Thermodynamic analysis and comparative investigation of a novel total flow and Kalina cycle coupled system for fluctuating geothermal energy utilization

Abstract

Geothermal energy is a sustainable energy source with no carbon footprint that has enormous potential for easing the climate change crisis. To improve geothermal energy conversion efficiency, a novel total flow and Kalina cycle (KC) coupled system that can overcome geothermal resource fluctuation to a certain extent is introduced. The total flow cycle is used to adapt to geothermal resource dryness fluctuations, and the KC can adapt to heat source temperature fluctuations by regulating ammonia concentrations.
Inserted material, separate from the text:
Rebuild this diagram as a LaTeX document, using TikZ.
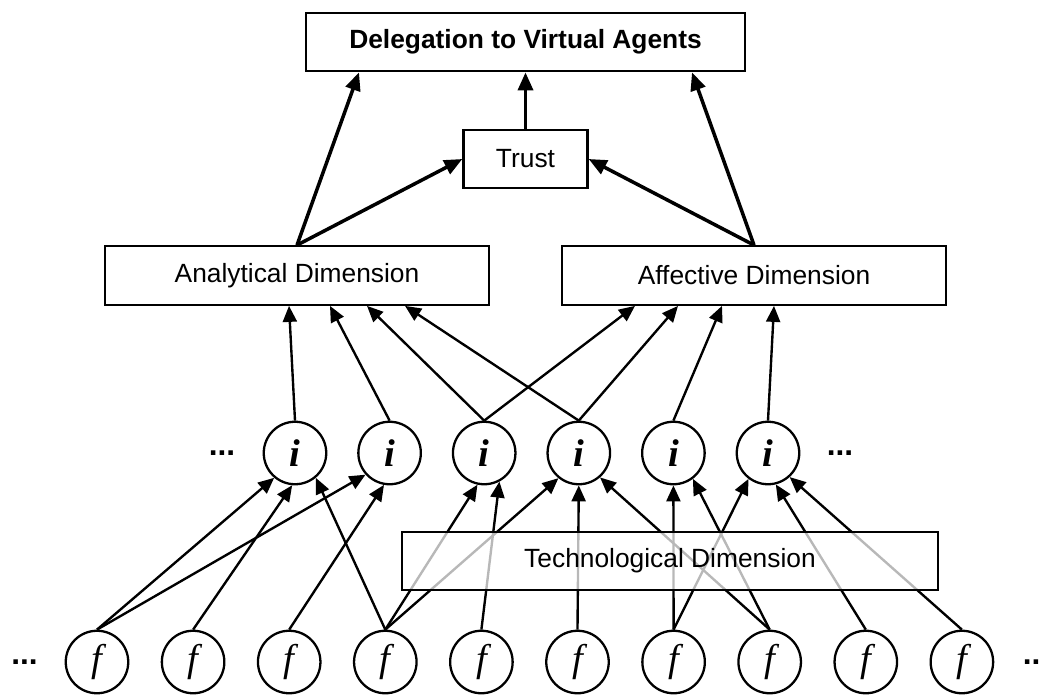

Mathematical models of this proposed system are established to compare its performance at both constant and variable ammonia concentrations. Simulation results show that a lower concentration is suitable for higher temperatures and leads to better system performance. The novel system adapts to a heat source with a certain dryness. When the geothermal water dryness is 0.1 and the temperature is 170 °C, the thermal and exergy efficiencies of the novel system can reach 12.84% and 38.91%, respectively, with the measure of regulating concentration. The comparative results indicate that the proposed system offers better performance than a basic KC system from both the first and second laws of thermodynamics, and the concentration regulation measure enhances the proposed system.